News / Europe

    Poroshenko Holds Big Lead in Ukraine Presidential Vote

    Members of the election commission count ballot papers in a polling station in Kyiv, May 25, 2014.
    Members of the election commission count ballot papers in a polling station in Kyiv, May 25, 2014.
    VOA News
    Early results from Ukraine's presidential election show billionaire candy maker and former prime minister Petro Poroshenko with a commanding lead.
     
    The country's election commission said Monday that Poroshenko led with 54 percent of the vote with about a third of the ballots counted.
     
    Former prime minister Yulia Tymoshenko was in second place with 13 percent.
     
    Poroshenko claimed victory Sunday after exit polls showed him winning 56 percent of the vote, and said he is ready to negotiate with Russian officials.
     
    "I really hope that the current election which was really free, really fair, the level of the activity of Ukrainian people and Ukrainian voters clearly demonstrate that Ukraine are decisive in building up their future. And I think that Russia is our neighbor, and without Russia it would be much less effective or almost impossible to speak about the security in the whole region or maybe about the global security," said Poroshenko.
     
    Pro-Russian separatists threatened to disrupt the vote and blocked access to polling places in eastern Ukraine. No voting stations were open in the separatist-controlled city of Donetsk, while a scant 16 percent voter turnout is reported in the entire Donetsk region.
     
    President Barack Obama congratulated the Ukrainian people for making their voices heard over the violence and provocations.
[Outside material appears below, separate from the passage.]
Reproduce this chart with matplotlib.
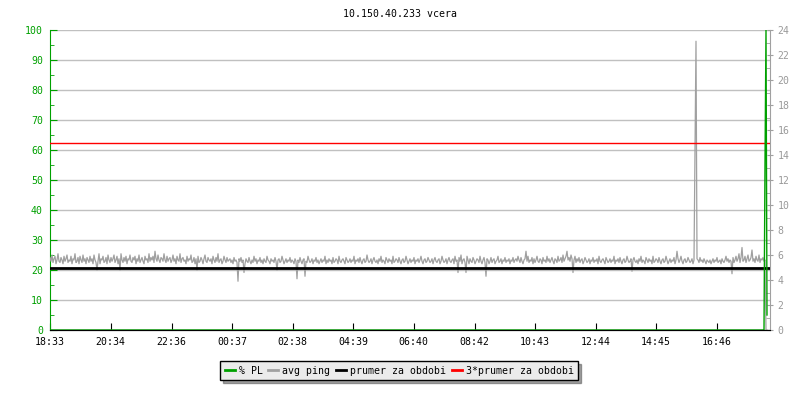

He said Ukrainians have repeatedly shown their desire to choose their own leaders and live in a democracy.
     
    Obama said the United States looks forward to working with the new Ukrainian president and the elected parliament.
     
    Russian President Vladimir Putin has promised to recognize the outcome of the election, despite expressing misgivings about its legitimacy. He also said he hopes Ukraine's new president will end military operations against separatists in the east.
     
    Sunday's election was the climax of sometimes violent anti-government protests that started last year and drove pro-Russian president Viktor Yanukovych from power. It also led to a Russian takeover of Crimea, a Russian-speaking Ukrainian peninsula.